■ **Record extracts**
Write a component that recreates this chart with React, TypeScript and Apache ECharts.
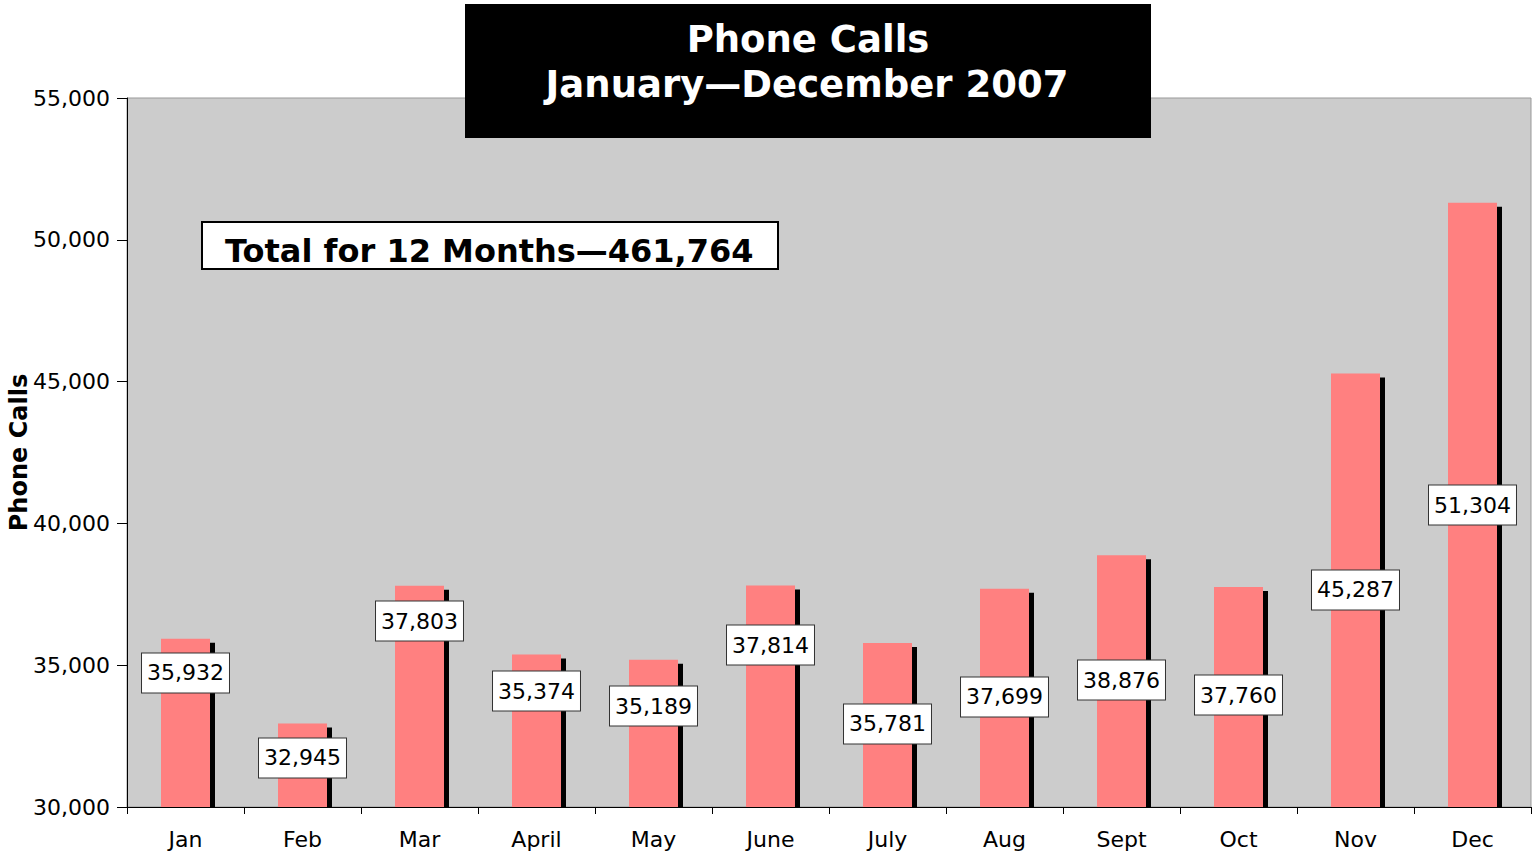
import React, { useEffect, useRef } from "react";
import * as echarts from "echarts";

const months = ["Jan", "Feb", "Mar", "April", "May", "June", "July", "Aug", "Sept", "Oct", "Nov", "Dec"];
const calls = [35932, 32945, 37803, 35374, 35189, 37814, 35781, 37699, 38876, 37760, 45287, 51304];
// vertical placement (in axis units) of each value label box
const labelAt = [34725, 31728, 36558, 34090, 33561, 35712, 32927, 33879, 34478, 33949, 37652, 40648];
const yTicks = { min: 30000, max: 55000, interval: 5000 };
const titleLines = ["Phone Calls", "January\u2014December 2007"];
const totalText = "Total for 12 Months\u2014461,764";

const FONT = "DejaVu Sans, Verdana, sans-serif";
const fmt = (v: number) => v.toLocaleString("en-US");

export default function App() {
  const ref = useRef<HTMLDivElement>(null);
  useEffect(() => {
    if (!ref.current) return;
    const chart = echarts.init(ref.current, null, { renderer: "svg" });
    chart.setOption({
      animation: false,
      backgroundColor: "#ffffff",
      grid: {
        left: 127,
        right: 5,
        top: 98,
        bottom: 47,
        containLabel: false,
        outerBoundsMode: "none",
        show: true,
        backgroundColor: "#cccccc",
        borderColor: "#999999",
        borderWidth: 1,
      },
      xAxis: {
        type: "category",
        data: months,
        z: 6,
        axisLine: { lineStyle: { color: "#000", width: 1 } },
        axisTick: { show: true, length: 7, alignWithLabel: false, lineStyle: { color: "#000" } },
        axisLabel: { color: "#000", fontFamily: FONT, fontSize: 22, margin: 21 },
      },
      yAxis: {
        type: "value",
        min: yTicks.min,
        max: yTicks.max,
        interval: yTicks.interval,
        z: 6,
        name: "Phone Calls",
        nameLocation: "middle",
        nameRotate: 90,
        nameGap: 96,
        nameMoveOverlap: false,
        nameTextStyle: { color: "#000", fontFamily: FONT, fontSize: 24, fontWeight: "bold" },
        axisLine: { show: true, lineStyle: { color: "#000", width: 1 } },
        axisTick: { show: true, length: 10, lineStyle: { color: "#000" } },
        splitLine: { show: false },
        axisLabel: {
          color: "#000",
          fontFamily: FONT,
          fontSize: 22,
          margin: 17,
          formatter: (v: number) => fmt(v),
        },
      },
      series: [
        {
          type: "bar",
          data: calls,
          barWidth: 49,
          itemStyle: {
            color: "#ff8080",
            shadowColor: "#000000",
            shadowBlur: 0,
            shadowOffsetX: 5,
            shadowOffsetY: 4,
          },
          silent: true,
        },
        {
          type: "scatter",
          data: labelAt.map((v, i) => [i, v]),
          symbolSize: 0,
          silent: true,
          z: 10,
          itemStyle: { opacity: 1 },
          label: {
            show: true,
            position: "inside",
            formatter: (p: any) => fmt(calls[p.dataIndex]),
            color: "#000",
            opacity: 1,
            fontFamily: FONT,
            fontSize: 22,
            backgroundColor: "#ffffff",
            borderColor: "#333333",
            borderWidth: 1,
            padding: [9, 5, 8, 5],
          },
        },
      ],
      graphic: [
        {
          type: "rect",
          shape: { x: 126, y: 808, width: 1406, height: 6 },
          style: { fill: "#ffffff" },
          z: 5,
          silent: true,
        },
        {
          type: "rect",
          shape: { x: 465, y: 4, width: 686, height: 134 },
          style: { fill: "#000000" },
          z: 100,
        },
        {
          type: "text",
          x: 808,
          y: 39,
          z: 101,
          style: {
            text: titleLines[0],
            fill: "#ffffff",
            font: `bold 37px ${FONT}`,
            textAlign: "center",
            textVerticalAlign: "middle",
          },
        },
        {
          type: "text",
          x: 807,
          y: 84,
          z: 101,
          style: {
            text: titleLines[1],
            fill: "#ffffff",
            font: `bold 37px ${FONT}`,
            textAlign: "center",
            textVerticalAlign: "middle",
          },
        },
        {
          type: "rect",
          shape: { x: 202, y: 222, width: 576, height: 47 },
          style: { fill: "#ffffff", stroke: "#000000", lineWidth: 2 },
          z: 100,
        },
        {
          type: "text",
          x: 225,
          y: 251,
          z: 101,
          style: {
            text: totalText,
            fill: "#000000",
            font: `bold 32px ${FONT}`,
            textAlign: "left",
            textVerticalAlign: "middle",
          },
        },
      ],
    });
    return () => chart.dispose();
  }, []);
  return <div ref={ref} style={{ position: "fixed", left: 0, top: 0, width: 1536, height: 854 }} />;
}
==
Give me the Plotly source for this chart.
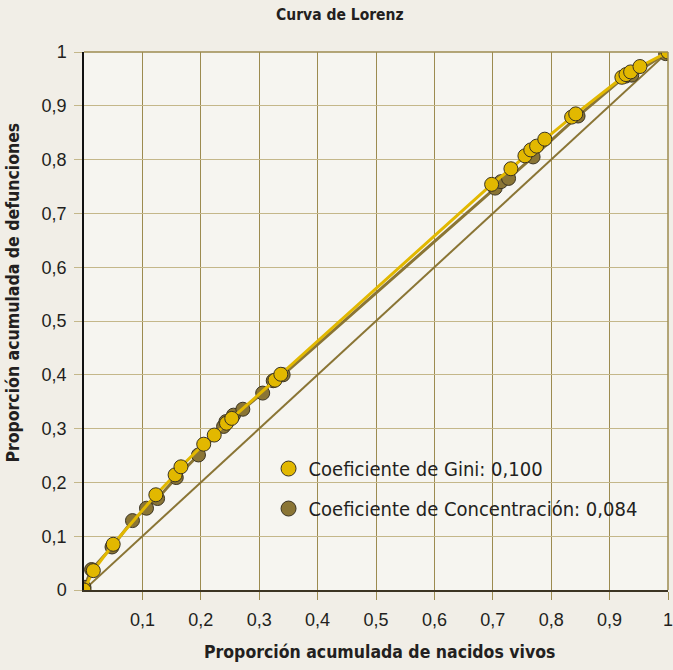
--
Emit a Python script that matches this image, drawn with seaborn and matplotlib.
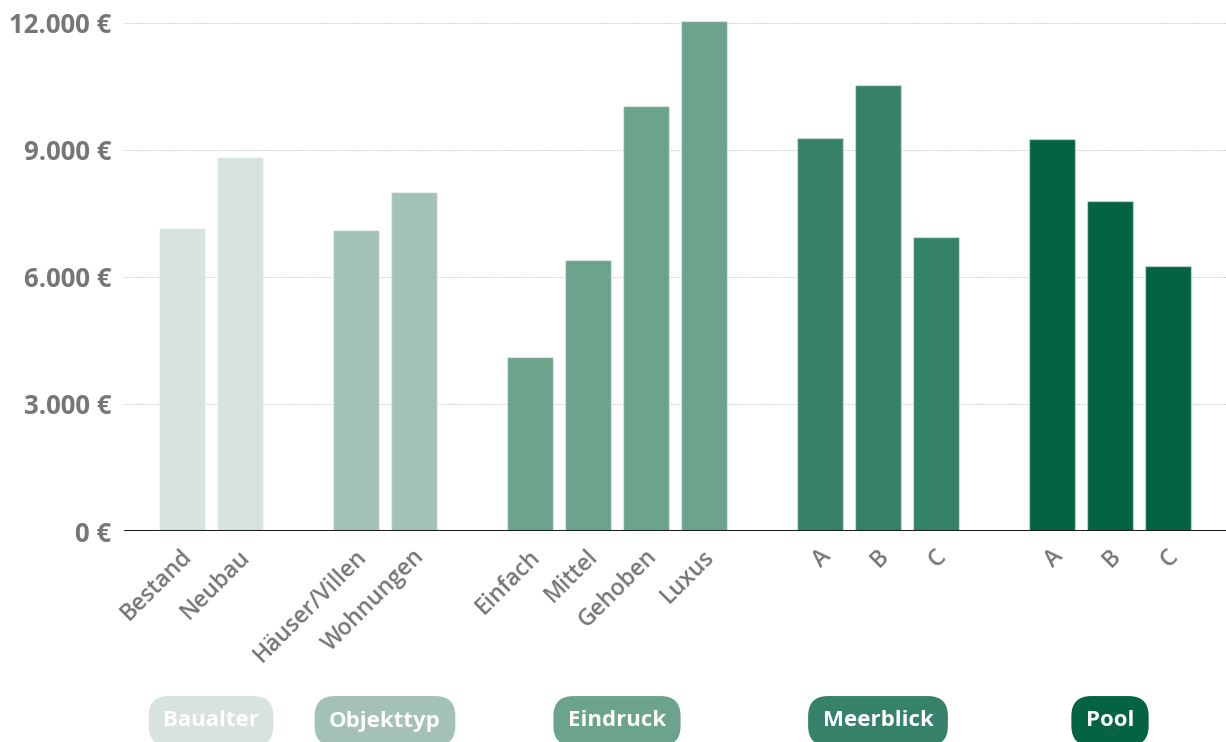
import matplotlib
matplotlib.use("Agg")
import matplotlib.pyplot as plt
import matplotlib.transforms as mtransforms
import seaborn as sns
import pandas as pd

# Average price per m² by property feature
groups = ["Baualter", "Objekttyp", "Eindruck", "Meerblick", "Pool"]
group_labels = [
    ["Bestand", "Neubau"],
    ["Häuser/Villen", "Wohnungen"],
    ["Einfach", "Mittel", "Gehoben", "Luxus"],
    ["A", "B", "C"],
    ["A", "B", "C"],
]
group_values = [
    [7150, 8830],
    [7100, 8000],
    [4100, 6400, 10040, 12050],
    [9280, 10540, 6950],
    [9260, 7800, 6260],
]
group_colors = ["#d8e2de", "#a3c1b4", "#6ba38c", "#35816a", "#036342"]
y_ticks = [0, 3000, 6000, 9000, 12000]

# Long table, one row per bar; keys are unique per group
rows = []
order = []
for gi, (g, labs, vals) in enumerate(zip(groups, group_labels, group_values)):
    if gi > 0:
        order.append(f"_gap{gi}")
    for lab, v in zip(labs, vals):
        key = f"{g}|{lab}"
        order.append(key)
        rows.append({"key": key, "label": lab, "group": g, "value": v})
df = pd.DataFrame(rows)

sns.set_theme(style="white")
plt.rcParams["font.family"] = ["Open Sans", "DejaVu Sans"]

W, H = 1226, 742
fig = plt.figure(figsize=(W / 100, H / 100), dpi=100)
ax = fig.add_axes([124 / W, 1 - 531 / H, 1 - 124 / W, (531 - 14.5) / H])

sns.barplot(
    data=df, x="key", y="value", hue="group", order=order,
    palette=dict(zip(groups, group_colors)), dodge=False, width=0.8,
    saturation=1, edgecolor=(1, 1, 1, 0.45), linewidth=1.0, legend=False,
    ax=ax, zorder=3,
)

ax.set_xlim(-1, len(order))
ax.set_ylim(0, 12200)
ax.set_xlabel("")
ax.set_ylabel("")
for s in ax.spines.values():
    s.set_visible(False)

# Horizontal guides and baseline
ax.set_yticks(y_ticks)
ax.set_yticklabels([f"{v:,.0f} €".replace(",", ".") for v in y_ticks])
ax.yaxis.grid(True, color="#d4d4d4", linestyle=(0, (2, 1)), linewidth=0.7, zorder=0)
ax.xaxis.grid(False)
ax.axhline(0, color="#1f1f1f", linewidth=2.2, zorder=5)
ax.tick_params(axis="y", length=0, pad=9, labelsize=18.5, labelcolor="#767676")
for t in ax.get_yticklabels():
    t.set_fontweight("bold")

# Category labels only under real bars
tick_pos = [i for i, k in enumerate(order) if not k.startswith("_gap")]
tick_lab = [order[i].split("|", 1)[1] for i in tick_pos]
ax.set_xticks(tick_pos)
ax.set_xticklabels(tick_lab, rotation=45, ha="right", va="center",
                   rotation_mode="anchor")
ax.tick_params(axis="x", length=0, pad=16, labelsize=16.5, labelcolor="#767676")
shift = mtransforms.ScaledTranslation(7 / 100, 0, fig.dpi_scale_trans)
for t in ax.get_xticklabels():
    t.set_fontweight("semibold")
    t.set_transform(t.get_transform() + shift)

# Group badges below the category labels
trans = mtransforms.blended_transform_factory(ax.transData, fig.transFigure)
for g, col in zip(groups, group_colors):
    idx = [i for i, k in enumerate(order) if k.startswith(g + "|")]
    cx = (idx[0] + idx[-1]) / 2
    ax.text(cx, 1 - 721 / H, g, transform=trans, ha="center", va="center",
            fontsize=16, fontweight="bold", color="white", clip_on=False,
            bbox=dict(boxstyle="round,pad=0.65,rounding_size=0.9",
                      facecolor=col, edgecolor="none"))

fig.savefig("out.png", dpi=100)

■ **Given task**
Repeat only the lines running from "Write a component" to "const fmt = (v: number)", ends included, and leave the pictures out.

■ **Exercise output**
Write a component that recreates this chart with React, TypeScript and Apache ECharts.
import React, { useEffect, useRef } from "react";
import * as echarts from "echarts";

const months = ["Jan", "Feb", "Mar", "April", "May", "June", "July", "Aug", "Sept", "Oct", "Nov", "Dec"];
const calls = [35932, 32945, 37803, 35374, 35189, 37814, 35781, 37699, 38876, 37760, 45287, 51304];
// vertical placement (in axis units) of each value label box
const labelAt = [34725, 31728, 36558, 34090, 33561, 35712, 32927, 33879, 34478, 33949, 37652, 40648];
const yTicks = { min: 30000, max: 55000, interval: 5000 };
const titleLines = ["Phone Calls", "January\u2014December 2007"];
const totalText = "Total for 12 Months\u2014461,764";

const FONT = "DejaVu Sans, Verdana, sans-serif";
const fmt = (v: number) => v.toLocaleString("en-US");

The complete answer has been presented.